In the end, the American colonists won the war, and their independence. But when it came time to sign the peace treaty officially ending the hostilities, neither the Americans or the British made any provisions for the Six Nations people, whose lands were ceded to the newly-formed United States of America.

When it became clear that the Six Nations would receive no compensation through the treaty, Sir Frederick Haldimand, the governor of Quebec, was anxious to find some way to placate the former British allies to prevent them from turning against the Crown.

On Oct. 25, 1784, Haldimand officially handed over a strip of land bordering the Grand River in what is now Ontario, transferring it to the possession of the Mohawk nation and whichever other of the Six Nations chose to settle on the land.

Soon problems with the land grant began to arise when Brant decided he could help raise funds to support the Six Nations by selling or leasing portions of Grand River lands.

While the government of the day frowned upon Brant’s parceling up and selling off of the lands, it continued to ratify his land deals for more than a decade before taking action. In the end, a system was set up whereby lands sold or leased by Brant would be surrendered to the Crown, which would then grant them to the party who had bought or leased the land from Brant. 

By the time the last portion of land was surrendered to the Crown in 1841, only a small portion of land remained for the Six Nations people to live upon. Some of the land had been sold to make way for the town of Brantford. Some was taken by the Crown. Much of the money the Six Nations were to receive through land sales and leases failed to reach its people, with allegations surfacing that the funds were misappropriated by the Crown and her representatives.

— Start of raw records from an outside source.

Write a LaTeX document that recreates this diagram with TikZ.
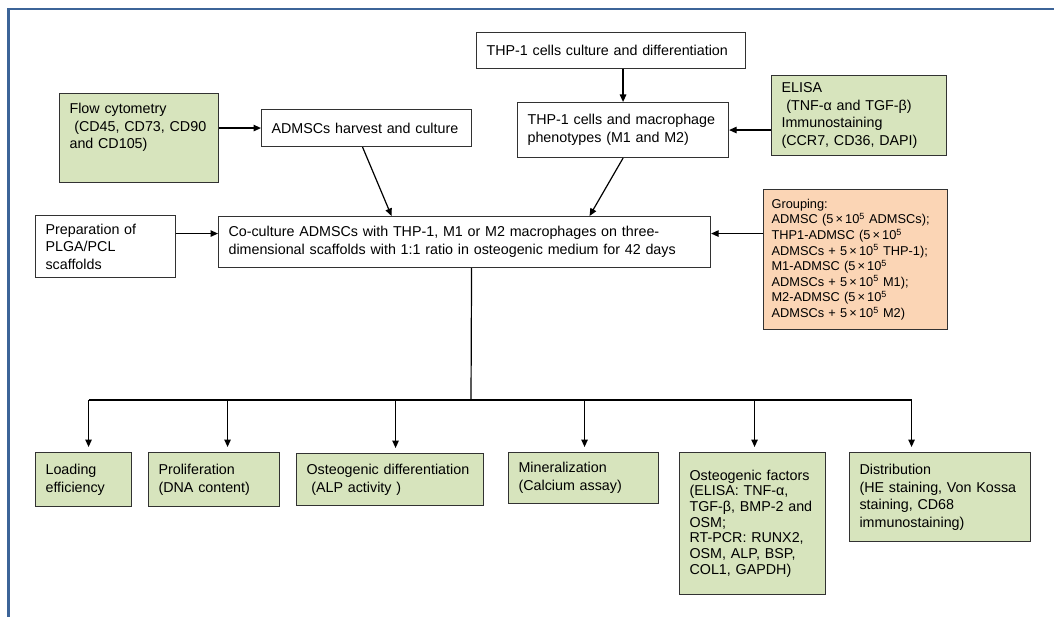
\documentclass[tikz,border=0pt]{standalone}
\usepackage{fontspec}
\setmainfont{Liberation Sans}
\usepackage{xcolor}
\definecolor{framblue}{RGB}{60, 100, 152}
\definecolor{boxgreen}{RGB}{215, 228, 189}
\definecolor{boxpeach}{RGB}{251, 213, 181}
\definecolor{boxline}{RGB}{50, 50, 50}
\usetikzlibrary{arrows.meta}
\newcommand{\fivee}{5\,×\,10\textsuperscript{5}}

\begin{document}
\begin{tikzpicture}[
    x=1pt, y=-1pt,
    every node/.style={font=\fontsize{14.3}{17.5}\selectfont},
    stage/.style={rectangle, anchor=north west, draw=boxline, line width=1.1pt, fill=white, align=left, inner xsep=10pt, inner ysep=0pt},
    assay/.style={stage, fill=boxgreen},
    groups/.style={stage, fill=boxpeach},
    arrow/.style={line width=1.2pt, -{Triangle[length=7.5pt,width=6.5pt]}, black},
    link/.style={line width=1.2pt, black}
]
\useasboundingbox (0,0) rectangle (1054,617);
\draw[framblue, line width=2.6pt] (8.5,620) -- (8.5,9) -- (1058,9);

% Nodes
\node (thpcult) [stage, minimum width=269pt, minimum height=36pt, text width=249pt] at (476,32) {THP-1 cells culture and differentiation};
\node (thpmac) [stage, minimum width=211pt, minimum height=55pt, text width=191pt] at (517,102) {THP-1 cells and macrophage\\phenotypes (M1 and M2)};
\node (elisa) [assay, minimum width=175pt, minimum height=80pt, text width=155pt] at (771,75) {ELISA\\~(TNF-α and TGF-β)\\Immunostaining\\(CCR7, CD36, DAPI)};
\node (flow) [assay, minimum width=159pt, minimum height=89pt, text width=139pt] at (59,93) {Flow cytometry\\~(CD45, CD73, CD90\\and CD105)\\[6pt]\mbox{}};
\node (harvest) [stage, minimum width=210pt, minimum height=37pt, text width=190pt] at (261,109) {ADMSCs harvest and culture};
\node (prep) [stage, minimum width=140pt, minimum height=62pt, text width=120pt] at (35,215) {Preparation of\\PLGA/PCL\\scaffolds};
\node (cocult) [stage, minimum width=492pt, minimum height=51pt, text width=472pt] at (218,216) {Co-culture ADMSCs with THP-1, M1 or M2 macrophages on three-\\dimensional scaffolds with 1:1 ratio in osteogenic medium for 42 days};
\node (group) [groups, minimum width=184pt, minimum height=140pt, text width=168pt, inner xsep=8pt, font=\fontsize{12.8}{15.6}\selectfont] at (763,189) {Grouping:\\ADMSC (\fivee{} ADMSCs);\\THP1-ADMSC (\fivee\\ADMSCs + \fivee{} THP-1);\\M1-ADMSC (\fivee\\ADMSCs + \fivee{} M1);\\M2-ADMSC (\fivee\\ADMSCs + \fivee{} M2)};

\node (loading) [assay, minimum width=96pt, minimum height=54pt, text width=76pt] at (35,452) {Loading\\efficiency};
\node (prolif) [assay, minimum width=131pt, minimum height=54pt, text width=111pt] at (148,452) {Proliferation\\(DNA content)};
\node (osteo) [assay, minimum width=187pt, minimum height=52pt, text width=167pt] at (296,453) {Osteogenic differentiation\\~(ALP activity )};
\node (mineral) [assay, minimum width=150pt, minimum height=51pt, text width=130pt] at (508,452) {Mineralization\\(Calcium assay)};
\node (factors) [assay, minimum width=146pt, minimum height=142pt, text width=126pt, font=\fontsize{14.3}{15.7}\selectfont] at (679,452) {Osteogenic factors\\(ELISA: TNF-α,\\TGF-β, BMP-2 and\\OSM;\\RT-PCR: RUNX2,\\OSM, ALP, BSP,\\COL1, GAPDH)};
\node (distrib) [assay, minimum width=181pt, minimum height=89pt, text width=161pt] at (849,452) {Distribution\\(HE staining, Von Kossa\\staining, CD68\\immunostaining)};

% Arrows
\draw [arrow] (flow.east |- harvest.west) -- (harvest.west);
\draw [arrow] (thpcult.south -| thpmac.north) -- (thpmac.north);
\draw [arrow] (elisa.west |- thpmac.east) -- (thpmac.east);
\draw [arrow] ([xshift=-4pt]harvest.south) -- ([xshift=-73pt]cocult.north);
\draw [arrow] (thpmac.south) -- ([xshift=125pt]cocult.north);
\draw [arrow] ([yshift=13pt]prep.east) -- ([yshift=13pt]prep.east -| cocult.west);
\draw [arrow] ([yshift=8.5pt]cocult.east -| group.west) -- ([yshift=8.5pt]cocult.east);

% Branches
\coordinate (bus) at (471,400);
\draw [link] ([xshift=7pt]cocult.south) -- (bus);
\draw [link] ([xshift=5pt]loading.north |- bus) -- ([xshift=-28.5pt]distrib.north |- bus);
\foreach \target/\offset in {loading/5, prolif/13.5, osteo/5.5, mineral/1, factors/2, distrib/-28.5}
    \draw [arrow, shorten >=5pt] ([xshift=\offset pt]\target.north |- bus) -- ([xshift=\offset pt]\target.north);

\end{tikzpicture}
\end{document}
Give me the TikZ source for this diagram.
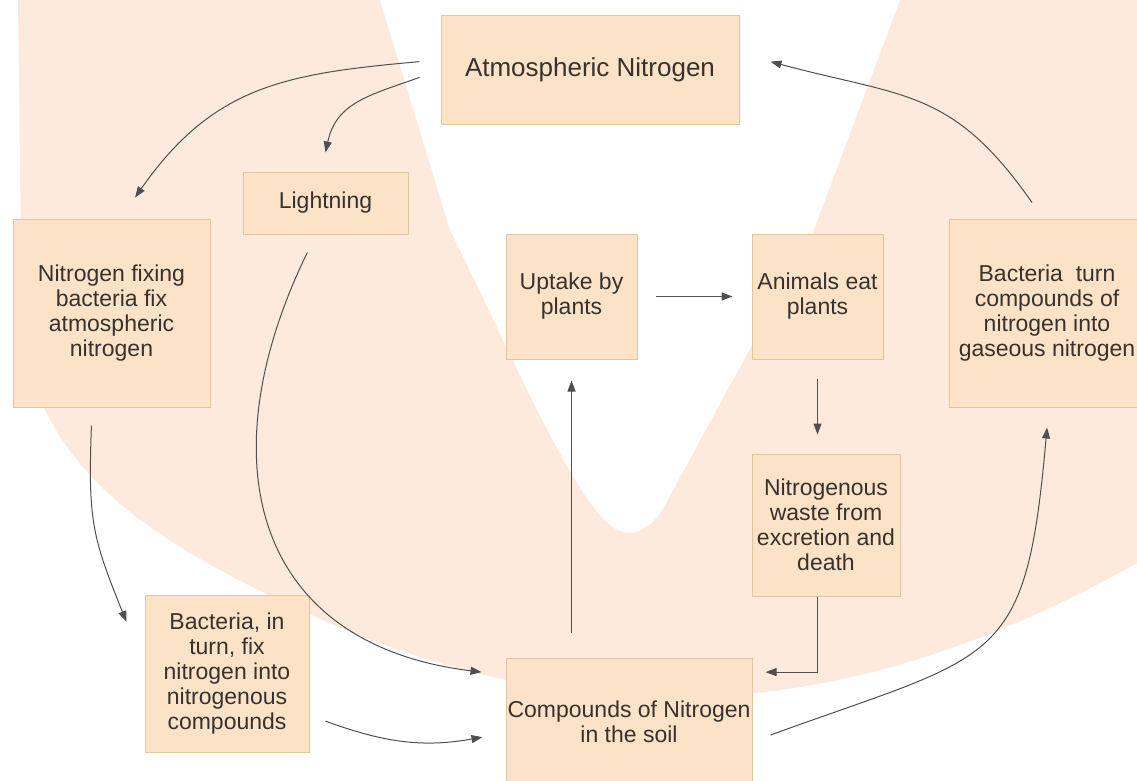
\documentclass[tikz,border=0pt]{standalone}
\usepackage{fontspec}
\setmainfont{Liberation Sans}
\usetikzlibrary{arrows.meta}
\definecolor{boxfill}{RGB}{252,227,199}
\definecolor{boxline}{RGB}{226,200,150}
\definecolor{wmark}{RGB}{253,234,220}
\definecolor{txt}{RGB}{55,50,45}
\definecolor{link}{RGB}{80,80,80}

\begin{document}
\begin{tikzpicture}[
  x=1pt, y=1pt,
  every node/.style={font=\fontsize{23}{25}\selectfont, text=txt},
  cbox/.style={draw=boxline, line width=1pt, fill=boxfill, align=center, inner sep=1pt},
  arr/.style={draw=link, line width=1pt, -{Triangle[length=11pt,width=8pt]}},
]
\clip (0,0) rectangle (1137,-780);
\fill[white] (0,0) rectangle (1137,-780);
% faint logo behind the cycle
\fill[wmark] (18,0) -- (22,-330) .. controls (40,-470) and (150,-540) .. (300,-610)
  .. controls (430,-670) and (560,-700) .. (680,-698)
  .. controls (850,-695) and (1000,-640) .. (1137,-563) -- (1137,0) -- cycle;
\fill[white] (380,0) -- (450,-230) .. controls (500,-330) and (560,-470) .. (600,-515)
  .. controls (620,-540) and (645,-540) .. (665,-505)
  .. controls (700,-440) and (760,-330) .. (810,-240) -- (900,0) -- cycle;

% boxes
\node[cbox, minimum width=298pt, minimum height=109pt, font=\fontsize{26}{28}\selectfont] (atmo) at (590,-69.5) {Atmospheric Nitrogen};
\node[cbox, minimum width=165pt, minimum height=62pt] (light) at (325.5,-203) {Lightning};
\node[cbox, minimum width=197pt, minimum height=188pt] (fixing) at (111.5,-313) {Nitrogen fixing\\bacteria fix\\atmospheric\\nitrogen};
\node[cbox, minimum width=131pt, minimum height=125pt] (uptake) at (571.5,-296.5) {Uptake by\\plants};
\node[cbox, minimum width=131pt, minimum height=125pt] (animals) at (817.5,-296.5) {Animals eat\\plants};
\node[cbox, minimum width=195pt, minimum height=188pt] (bturn) at (1047,-313) {Bacteria\ \ turn\\compounds of\\nitrogen into\\gaseous nitrogen};
\node[cbox, minimum width=148pt, minimum height=142pt] (waste) at (826,-525) {Nitrogenous\\waste from\\excretion and\\death};
\node[cbox, minimum width=164pt, minimum height=157pt] (bact) at (227,-673.5) {Bacteria, in\\turn, fix\\nitrogen into\\nitrogenous\\compounds};
\node[cbox, minimum width=246pt, minimum height=128pt] (comp) at (629,-722) {Compounds of Nitrogen\\in the soil};

% connectors
\draw[arr] ([xshift=-21pt]atmo.177) to[out=185, in=55, looseness=1.1] ([yshift=21pt]fixing.76);
\draw[arr] ([xshift=-21pt]atmo.183) to[out=200, in=78, looseness=1.1] ([yshift=19pt]light.north);
\draw[arr] ([yshift=-18pt]light.240) to[out=244, in=173, looseness=1.3] ([xshift=-24pt]comp.158);
\draw[arr] ([yshift=-18pt]fixing.258) to[out=268, in=112, looseness=1.2] ([xshift=-18pt]bact.148);
\draw[arr] ([xshift=16pt]bact.330) to[out=340, in=190] ([xshift=-23pt]comp.187);
\draw[arr, shorten <=25pt, shorten >=21pt] (uptake.south |- comp.north) -- (uptake.south);
\draw[arr, shorten <=18pt, shorten >=19pt] (uptake.east) -- (animals.west);
\draw[arr, shorten <=19pt, shorten >=19pt] (animals.south) -- (animals.south |- waste.north);
\draw[arr, shorten >=13pt] (waste.south -| animals.south) |- (comp.22);
\draw[arr] ([xshift=18pt]comp.354) to[out=20, in=265, looseness=1.5] ([yshift=-20pt]bturn.south);
\draw[arr] ([yshift=16pt]bturn.99) to[out=125, in=345, looseness=1.2] ([xshift=31pt]atmo.3);
\end{tikzpicture}
\end{document}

Today, more than 200 years after the original Grand River land was granted to Brant and his followers, the people of Six Nations are still trying to determine exactly how their lands were squandered and where the profits Brant had envisioned ended up.

Brant died on Nov. 24, 1807 in his home on the shores of Lake Ontario, a site which is now home to the Joseph Brant Museum in Burlington.

History paints several different portraits of Joseph Brant. Was he an impressive leader who dedicated his life to the betterment of his people? Was he a man in quest of power and prestige whose lapses in judgment brought hardship upon the members of the Iroquois Confederacy? Or was he both?

However you chose to view him, there is one fact that cannot be denied—the choices made by Thayendaneagea reverberated throughout the Six Nations, and the echoes are still being felt today.